_PROBLEM REQUIREMENTS_. Copy out the data below as written; omit any images.

_Rows from a dataset of charts and code_.
===

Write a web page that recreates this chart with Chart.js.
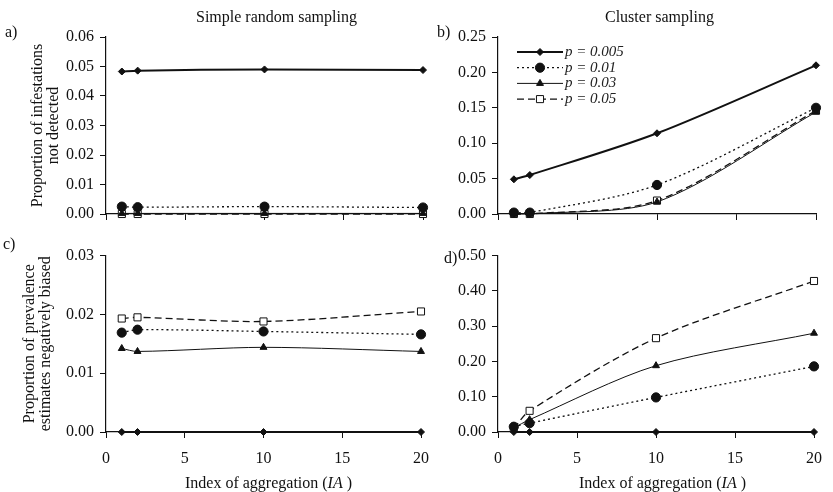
<!DOCTYPE html>
<html>
<head>
<meta charset="utf-8">
<script src="https://cdn.jsdelivr.net/npm/chart.js@4/dist/chart.umd.min.js"></script>
<style>
  body { margin: 0; background: #fff; }
  #wrap { position: relative; width: 833px; height: 492px; font-family: "Liberation Serif", serif; color: #111; }
  canvas { position: absolute; }
  .txt { position: absolute; font-size: 16px; white-space: nowrap; line-height: 16px; }
</style>
</head>
<body>
<div id="wrap">
  <canvas id="cA" style="left:0;top:0" width="440" height="240"></canvas>
  <canvas id="cB" style="left:440px;top:0" width="393" height="240"></canvas>
  <canvas id="cC" style="left:0;top:240px" width="440" height="252"></canvas>
  <canvas id="cD" style="left:440px;top:240px" width="393" height="252"></canvas>
  <div class="txt" style="left:196px;top:9px">Simple random sampling</div>
  <div class="txt" style="left:605px;top:9px">Cluster sampling</div>
  <div class="txt" style="left:5px;top:24px">a)</div>
  <div class="txt" style="left:437px;top:24px">b)</div>
  <div class="txt" style="left:3px;top:236px">c)</div>
  <div class="txt" style="left:444px;top:250px">d)</div>
  <div class="txt" style="left:185px;top:475px">Index of aggregation (<i>IA</i> )</div>
  <div class="txt" style="left:579px;top:475px">Index of aggregation (<i>IA</i> )</div>
</div>
<script>
const ia = [1, 2, 10, 20];
const pLabels = ['p = 0.005', 'p = 0.01', 'p = 0.03', 'p = 0.05'];
const xTicks = [0, 5, 10, 15, 20];

// a) simple random sampling - proportion of infestations not detected
const srsMiss005 = [0.0483, 0.0486, 0.0490, 0.0488];
const srsMiss01 = [0.0025, 0.0023, 0.0025, 0.0022];
const srsMiss03 = [0.0002, 0.0002, 0.0002, 0.0002];
const srsMiss05 = [0, 0, 0, 0];
const yTicksA = [0, 0.01, 0.02, 0.03, 0.04, 0.05, 0.06];

// b) cluster sampling - proportion not detected
const clMiss005 = [0.049, 0.055, 0.114, 0.210];
const clMiss01 = [0.002, 0.002, 0.041, 0.150];
const clMiss03 = [0, 0, 0.017, 0.144];
const clMiss05 = [0, 0, 0.019, 0.146];
const yTicksB = [0, 0.05, 0.10, 0.15, 0.20, 0.25];

// c) simple random sampling - prevalence negatively biased
const srsBias005 = [0, 0, 0, 0];
const srsBias01 = [0.0169, 0.0174, 0.0171, 0.0166];
const srsBias03 = [0.0142, 0.0137, 0.0144, 0.0137];
const srsBias05 = [0.0193, 0.0195, 0.0188, 0.0205];
const yTicksC = [0, 0.01, 0.02, 0.03];

// d) cluster sampling - prevalence negatively biased
const clBias005 = [0, 0, 0, 0];
const clBias01 = [0.015, 0.025, 0.098, 0.186];
const clBias03 = [0.012, 0.035, 0.188, 0.280];
const clBias05 = [0.010, 0.060, 0.266, 0.428];
const yTicksD = [0, 0.10, 0.20, 0.30, 0.40, 0.50];

const ink = '#111';
Chart.defaults.font.family = '"Liberation Serif", serif';
Chart.defaults.font.size = 16;
Chart.defaults.color = ink;

const seriesStyles = [
  { pointStyle: 'rectRot', pointRadius: 3.5, borderWidth: 2, borderDash: [], pointBackgroundColor: ink },
  { pointStyle: 'circle', pointRadius: 4.6, borderWidth: 1.3, borderDash: [2, 3], pointBackgroundColor: ink },
  { pointStyle: 'triangle', pointRadius: 4, borderWidth: 1, borderDash: [], pointBackgroundColor: ink },
  { pointStyle: 'rect', pointRadius: 5, borderWidth: 1.3, borderDash: [7, 4], pointBackgroundColor: '#fff' },
];

function makeSets(seriesList) {
  return seriesList.map((vals, i) => ({
    label: pLabels[i],
    data: vals.map((v, j) => ({ x: ia[j], y: v })),
    borderColor: ink,
    pointBorderColor: ink,
    pointBorderWidth: 1,
    tension: 0.3,
    clip: false,
    ...seriesStyles[i],
  }));
}

// legend drawn inside panel b
const insideLegend = {
  id: 'insideLegend',
  afterDatasetsDraw(chart) {
    const { ctx, chartArea } = chart;
    const x0 = chartArea.left + 19, x1 = x0 + 46;
    chart.data.datasets.forEach((ds, i) => {
      const y = chartArea.top + 15 + i * 15.7;
      ctx.save();
      ctx.strokeStyle = ds.borderColor;
      ctx.lineWidth = ds.borderWidth;
      ctx.setLineDash(ds.borderDash);
      ctx.beginPath();
      ctx.moveTo(x0, y);
      ctx.lineTo(x1, y);
      ctx.stroke();
      ctx.setLineDash([]);
      ctx.fillStyle = ds.pointBackgroundColor;
      ctx.strokeStyle = ink;
      ctx.lineWidth = 1;
      Chart.helpers.drawPoint(ctx, { pointStyle: ds.pointStyle, radius: ds.pointRadius, rotation: 0, borderWidth: 1 }, (x0 + x1) / 2, y);
      ctx.fillStyle = '#222';
      ctx.font = 'italic 15px "Liberation Serif"';
      ctx.textBaseline = 'middle';
      ctx.fillText(ds.label, x1 + 2, y);
      ctx.restore();
    });
  }
};

function renderPanel(canvas, sets, yTicks, opts) {
  const yMax = yTicks[yTicks.length - 1];
  return new Chart(canvas, {
    type: 'line',
    data: { datasets: makeSets(sets) },
    options: {
      responsive: false,
      animation: false,
      layout: { padding: { top: opts.top, right: 17, left: 0, bottom: 0 } },
      scales: {
        x: {
          type: 'linear',
          min: 0,
          max: 20,
          afterBuildTicks: (s) => { s.ticks = xTicks.map(v => ({ value: v })); },
          afterFit: (s) => { s.height = opts.xHeight; },
          ticks: { display: opts.xLabels, padding: 11, maxRotation: 0 },
          grid: { drawOnChartArea: false, drawTicks: true, tickLength: 6, color: ink },
          border: { color: ink, width: 1.2 },
        },
        y: {
          min: 0,
          max: yMax,
          afterBuildTicks: (s) => { s.ticks = yTicks.map(v => ({ value: v })); },
          afterFit: (s) => { s.width = opts.yWidth; },
          ticks: { padding: 6, callback: (v) => Number(v).toFixed(2) },
          grid: { drawOnChartArea: false, drawTicks: true, tickLength: 6, color: ink },
          border: { color: ink, width: 1.2 },
          title: opts.yTitle
            ? { display: true, text: opts.yTitle, font: { size: 16, lineHeight: 1 }, padding: { top: opts.yTitlePad, bottom: 0 } }
            : { display: false },
        },
      },
      plugins: {
        legend: { display: false },
        tooltip: { enabled: false },
      },
    },
    plugins: opts.legend ? [insideLegend] : [],
  });
}

renderPanel(document.getElementById('cA'), [srsMiss005, srsMiss01, srsMiss03, srsMiss05], yTicksA,
  { top: 37, xHeight: 26, yWidth: 106, xLabels: false, yTitle: ['Proportion of infestations', 'not detected'], yTitlePad: 30 });
renderPanel(document.getElementById('cB'), [clMiss005, clMiss01, clMiss03, clMiss05], yTicksB,
  { top: 37, xHeight: 26, yWidth: 58, xLabels: false, legend: true });
renderPanel(document.getElementById('cC'), [srsBias005, srsBias01, srsBias03, srsBias05], yTicksC,
  { top: 15, xHeight: 60, yWidth: 106, xLabels: true, yTitle: ['Proportion of prevalence', 'estimates negatively biased'], yTitlePad: 22 });
renderPanel(document.getElementById('cD'), [clBias005, clBias01, clBias03, clBias05], yTicksD,
  { top: 15, xHeight: 60, yWidth: 58, xLabels: true });
</script>
</body>
</html>
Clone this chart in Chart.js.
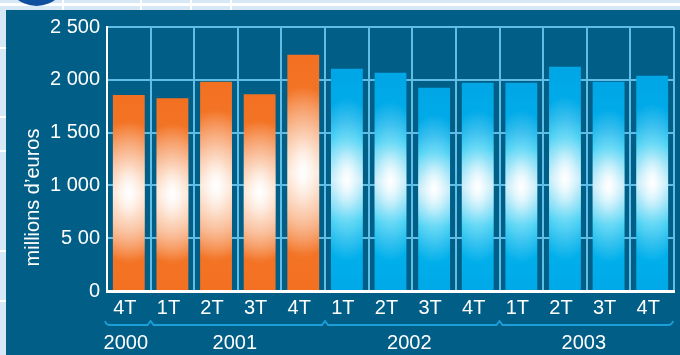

===

_REPLY TO THE TASK_.
Write a web page that recreates this chart with Chart.js.
<!DOCTYPE html>
<html>
<head>
<meta charset="utf-8">
<script src="https://cdn.jsdelivr.net/npm/chart.js@4/dist/chart.umd.min.js"></script>
<style>
  body { margin: 0; background: #fff; }
  #wrap { position: relative; width: 833px; height: 492px; font-family: "Liberation Serif", serif; color: #111; }
  canvas { position: absolute; }
  .txt { position: absolute; font-size: 16px; white-space: nowrap; line-height: 16px; }
</style>
</head>
<body>
<div id="wrap">
  <canvas id="cA" style="left:0;top:0" width="440" height="240"></canvas>
  <canvas id="cB" style="left:440px;top:0" width="393" height="240"></canvas>
  <canvas id="cC" style="left:0;top:240px" width="440" height="252"></canvas>
  <canvas id="cD" style="left:440px;top:240px" width="393" height="252"></canvas>
  <div class="txt" style="left:196px;top:9px">Simple random sampling</div>
  <div class="txt" style="left:605px;top:9px">Cluster sampling</div>
  <div class="txt" style="left:5px;top:24px">a)</div>
  <div class="txt" style="left:437px;top:24px">b)</div>
  <div class="txt" style="left:3px;top:236px">c)</div>
  <div class="txt" style="left:444px;top:250px">d)</div>
  <div class="txt" style="left:185px;top:475px">Index of aggregation (<i>IA</i> )</div>
  <div class="txt" style="left:579px;top:475px">Index of aggregation (<i>IA</i> )</div>
</div>
<script>
const ia = [1, 2, 10, 20];
const pLabels = ['p = 0.005', 'p = 0.01', 'p = 0.03', 'p = 0.05'];
const xTicks = [0, 5, 10, 15, 20];

// a) simple random sampling - proportion of infestations not detected
const srsMiss005 = [0.0483, 0.0486, 0.0490, 0.0488];
const srsMiss01 = [0.0025, 0.0023, 0.0025, 0.0022];
const srsMiss03 = [0.0002, 0.0002, 0.0002, 0.0002];
const srsMiss05 = [0, 0, 0, 0];
const yTicksA = [0, 0.01, 0.02, 0.03, 0.04, 0.05, 0.06];

// b) cluster sampling - proportion not detected
const clMiss005 = [0.049, 0.055, 0.114, 0.210];
const clMiss01 = [0.002, 0.002, 0.041, 0.150];
const clMiss03 = [0, 0, 0.017, 0.144];
const clMiss05 = [0, 0, 0.019, 0.146];
const yTicksB = [0, 0.05, 0.10, 0.15, 0.20, 0.25];

// c) simple random sampling - prevalence negatively biased
const srsBias005 = [0, 0, 0, 0];
const srsBias01 = [0.0169, 0.0174, 0.0171, 0.0166];
const srsBias03 = [0.0142, 0.0137, 0.0144, 0.0137];
const srsBias05 = [0.0193, 0.0195, 0.0188, 0.0205];
const yTicksC = [0, 0.01, 0.02, 0.03];

// d) cluster sampling - prevalence negatively biased
const clBias005 = [0, 0, 0, 0];
const clBias01 = [0.015, 0.025, 0.098, 0.186];
const clBias03 = [0.012, 0.035, 0.188, 0.280];
const clBias05 = [0.010, 0.060, 0.266, 0.428];
const yTicksD = [0, 0.10, 0.20, 0.30, 0.40, 0.50];

const ink = '#111';
Chart.defaults.font.family = '"Liberation Serif", serif';
Chart.defaults.font.size = 16;
Chart.defaults.color = ink;

const seriesStyles = [
  { pointStyle: 'rectRot', pointRadius: 3.5, borderWidth: 2, borderDash: [], pointBackgroundColor: ink },
  { pointStyle: 'circle', pointRadius: 4.6, borderWidth: 1.3, borderDash: [2, 3], pointBackgroundColor: ink },
  { pointStyle: 'triangle', pointRadius: 4, borderWidth: 1, borderDash: [], pointBackgroundColor: ink },
  { pointStyle: 'rect', pointRadius: 5, borderWidth: 1.3, borderDash: [7, 4], pointBackgroundColor: '#fff' },
];

function makeSets(seriesList) {
  return seriesList.map((vals, i) => ({
    label: pLabels[i],
    data: vals.map((v, j) => ({ x: ia[j], y: v })),
    borderColor: ink,
    pointBorderColor: ink,
    pointBorderWidth: 1,
    tension: 0.3,
    clip: false,
    ...seriesStyles[i],
  }));
}

// legend drawn inside panel b
const insideLegend = {
  id: 'insideLegend',
  afterDatasetsDraw(chart) {
    const { ctx, chartArea } = chart;
    const x0 = chartArea.left + 19, x1 = x0 + 46;
    chart.data.datasets.forEach((ds, i) => {
      const y = chartArea.top + 15 + i * 15.7;
      ctx.save();
      ctx.strokeStyle = ds.borderColor;
      ctx.lineWidth = ds.borderWidth;
      ctx.setLineDash(ds.borderDash);
      ctx.beginPath();
      ctx.moveTo(x0, y);
      ctx.lineTo(x1, y);
      ctx.stroke();
      ctx.setLineDash([]);
      ctx.fillStyle = ds.pointBackgroundColor;
      ctx.strokeStyle = ink;
      ctx.lineWidth = 1;
      Chart.helpers.drawPoint(ctx, { pointStyle: ds.pointStyle, radius: ds.pointRadius, rotation: 0, borderWidth: 1 }, (x0 + x1) / 2, y);
      ctx.fillStyle = '#222';
      ctx.font = 'italic 15px "Liberation Serif"';
      ctx.textBaseline = 'middle';
      ctx.fillText(ds.label, x1 + 2, y);
      ctx.restore();
    });
  }
};

function renderPanel(canvas, sets, yTicks, opts) {
  const yMax = yTicks[yTicks.length - 1];
  return new Chart(canvas, {
    type: 'line',
    data: { datasets: makeSets(sets) },
    options: {
      responsive: false,
      animation: false,
      layout: { padding: { top: opts.top, right: 17, left: 0, bottom: 0 } },
      scales: {
        x: {
          type: 'linear',
          min: 0,
          max: 20,
          afterBuildTicks: (s) => { s.ticks = xTicks.map(v => ({ value: v })); },
          afterFit: (s) => { s.height = opts.xHeight; },
          ticks: { display: opts.xLabels, padding: 11, maxRotation: 0 },
          grid: { drawOnChartArea: false, drawTicks: true, tickLength: 6, color: ink },
          border: { color: ink, width: 1.2 },
        },
        y: {
          min: 0,
          max: yMax,
          afterBuildTicks: (s) => { s.ticks = yTicks.map(v => ({ value: v })); },
          afterFit: (s) => { s.width = opts.yWidth; },
          ticks: { padding: 6, callback: (v) => Number(v).toFixed(2) },
          grid: { drawOnChartArea: false, drawTicks: true, tickLength: 6, color: ink },
          border: { color: ink, width: 1.2 },
          title: opts.yTitle
            ? { display: true, text: opts.yTitle, font: { size: 16, lineHeight: 1 }, padding: { top: opts.yTitlePad, bottom: 0 } }
            : { display: false },
        },
      },
      plugins: {
        legend: { display: false },
        tooltip: { enabled: false },
      },
    },
    plugins: opts.legend ? [insideLegend] : [],
  });
}

renderPanel(document.getElementById('cA'), [srsMiss005, srsMiss01, srsMiss03, srsMiss05], yTicksA,
  { top: 37, xHeight: 26, yWidth: 106, xLabels: false, yTitle: ['Proportion of infestations', 'not detected'], yTitlePad: 30 });
renderPanel(document.getElementById('cB'), [clMiss005, clMiss01, clMiss03, clMiss05], yTicksB,
  { top: 37, xHeight: 26, yWidth: 58, xLabels: false, legend: true });
renderPanel(document.getElementById('cC'), [srsBias005, srsBias01, srsBias03, srsBias05], yTicksC,
  { top: 15, xHeight: 60, yWidth: 106, xLabels: true, yTitle: ['Proportion of prevalence', 'estimates negatively biased'], yTitlePad: 22 });
renderPanel(document.getElementById('cD'), [clBias005, clBias01, clBias03, clBias05], yTicksD,
  { top: 15, xHeight: 60, yWidth: 58, xLabels: true });
</script>
</body>
</html>
Clone this chart in Chart.js.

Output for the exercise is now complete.